Sunday, 24 April 2011

Conservation Grazing Lambs

Our new generation of conservation grazing lambs are now all born and running around the field enjoying the sunshine. It has been an exhausting but wonderful experience. We were advised not to give the lambs names but because some stick out in my mind, I have been unable to resist naming them. Here are a few of those lambs:

Jelly Bean

Little Jelly Bean got a bit stuck whilst being born, with his head out but his legs back. This requires urgent intervention as the lambs head can swell rapidly. Luckily the Grazing Officer was on hand to push him back into the ewe, re-arrange his legs and pull him back out. It saved his life but left him so wobbly he couldn't stand up for a couple of days and couldn't suckle. When I arrived in the morning I was shown how to milk the ewe and then tube feed Jelly Bean. We tried very hard to get him to suckle but he just couldn't manage it so I repeated what I had been shown earlier on and thankfully got the tube down the right passage to his stomach (and not into his lungs!) and the feed went well..Phew..I was sooo relieved. Over the next few days he gradually gained strength and as the second picture shows he is now feeding and growing well:))


This little guy just loved standing on his mother's back sucking her ear. The mum was very tolerant but every now and again she would stand up and send him flying.

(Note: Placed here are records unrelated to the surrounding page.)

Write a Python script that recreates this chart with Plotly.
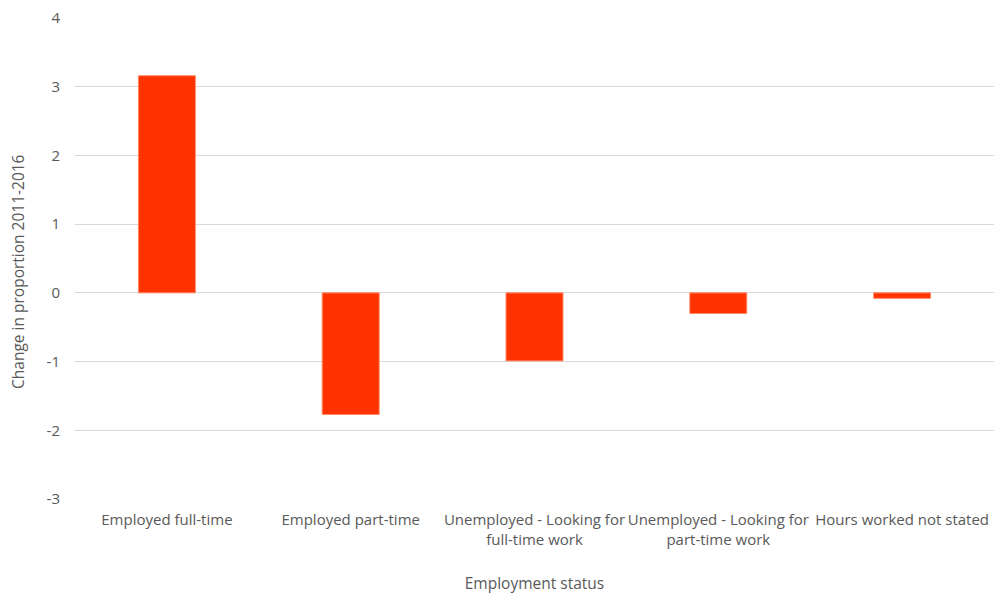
import plotly.graph_objects as go

categories = [
    "Employed full-time",
    "Employed part-time",
    "Unemployed - Looking for<br>full-time work",
    "Unemployed - Looking for<br>part-time work",
    "Hours worked not stated",
]
values = [3.16, -1.77, -0.99, -0.30, -0.08]
y_ticks = [-3, -2, -1, 0, 1, 2, 3, 4]
y_tick_text = ["-3", "-2", "-1", "0", "1", "2", "3", "4"]
y_title = "Change in proportion 2011-2016"
x_title = "Employment status"

FONT = "Open Sans, sans-serif"
GREY = "#595959"

fig = go.Figure(
    go.Bar(
        x=categories,
        y=values,
        marker=dict(color="#ff3300", line=dict(color="#ff8a66", width=1)),
    )
)

fig.update_layout(
    width=994,
    height=597,
    margin=dict(l=75, r=0, t=18, b=98),
    plot_bgcolor="white",
    paper_bgcolor="white",
    bargap=0.69,
    showlegend=False,
    font=dict(family=FONT, size=15, color=GREY),
    xaxis=dict(
        title=dict(text=x_title, font=dict(size=15.5, color=GREY), standoff=30),
        showgrid=False,
        showline=False,
        ticks="",
        ticklabelstandoff=10,
        tickfont=dict(size=15, color=GREY),
    ),
    yaxis=dict(
        range=[-3, 4],
        tickvals=y_ticks,
        ticktext=y_tick_text,
        showgrid=True,
        gridcolor="#d9d9d9",
        gridwidth=1,
        zeroline=True,
        zerolinecolor="#d9d9d9",
        zerolinewidth=1,
        showline=False,
        ticks="",
        ticklabelstandoff=14,
        tickfont=dict(size=15, color=GREY),
    ),
    annotations=[
        dict(
            text=y_title,
            xref="paper",
            yref="paper",
            x=0,
            y=0.472,
            xshift=-57,
            xanchor="center",
            yanchor="middle",
            textangle=-90,
            showarrow=False,
            font=dict(size=15.5, color=GREY),
        )
    ],
)

fig.write_html("out.html")
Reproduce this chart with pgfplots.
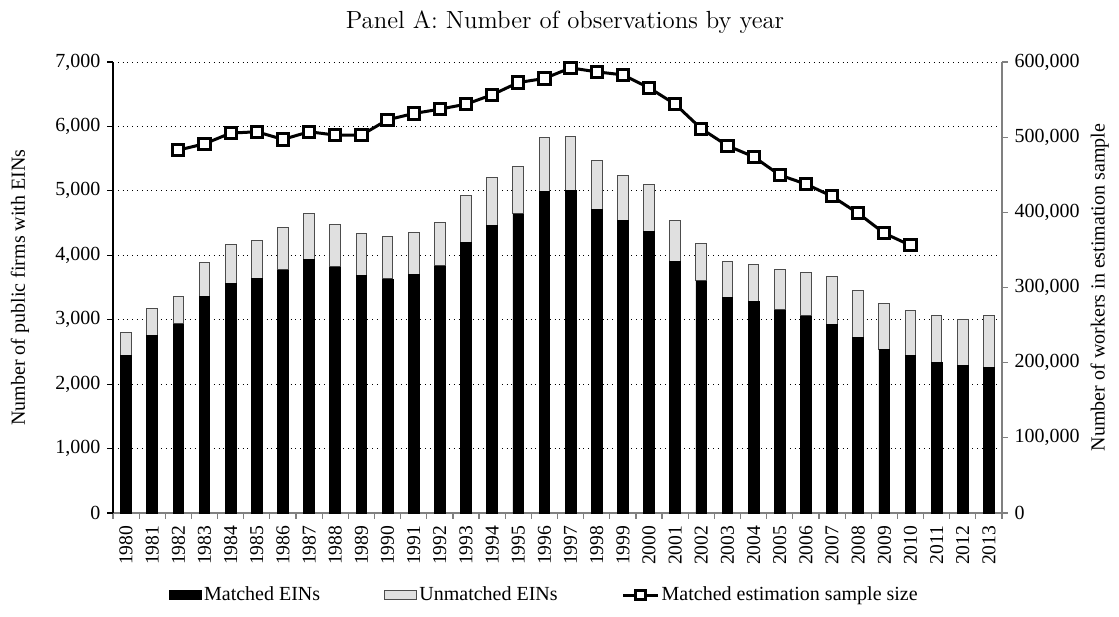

This chap started life well and was soon out in the field with his sister. Unfortunately they then became rather too adventurous and managed to get under the sheep netting into a field of horses where he got kicked and knocked out (hence K.O.). He was totally unconscious for quite a long time and we were all amazed he survived with only a slightly miss-shaped jaw.

Baldy Bot

We are not quite certain what happened to this little one. One morning he was found with a bald bottom. The vet thought it was probably a crow stealing lambs wool for its nest. Luckily the fleece soon grew again so it is not suffering with sunburn in this lovely weather.


Corky was so called because she didn't have her lambs until 2 weeks after all the others had lambed. Day after day she sat in her favourite shady spot under the Hawthorn tree and day after day the lambing team took turns to watch her for signs of lambing. When she did eventually give birth to her twins it was conveniently on a busy day on the farm when the whole lambing team were there taking part in a volunteering activity.

We had just put her and her newborn lambs into a mothering up pen when the manager of the project arrived with a representative form Surrey County Council who was doing a Public Value Review. We all felt very proud as we showed off the new arrivals and hopefully it will help her realise how important the farm is for the Old Surrey Downs Grazing Project.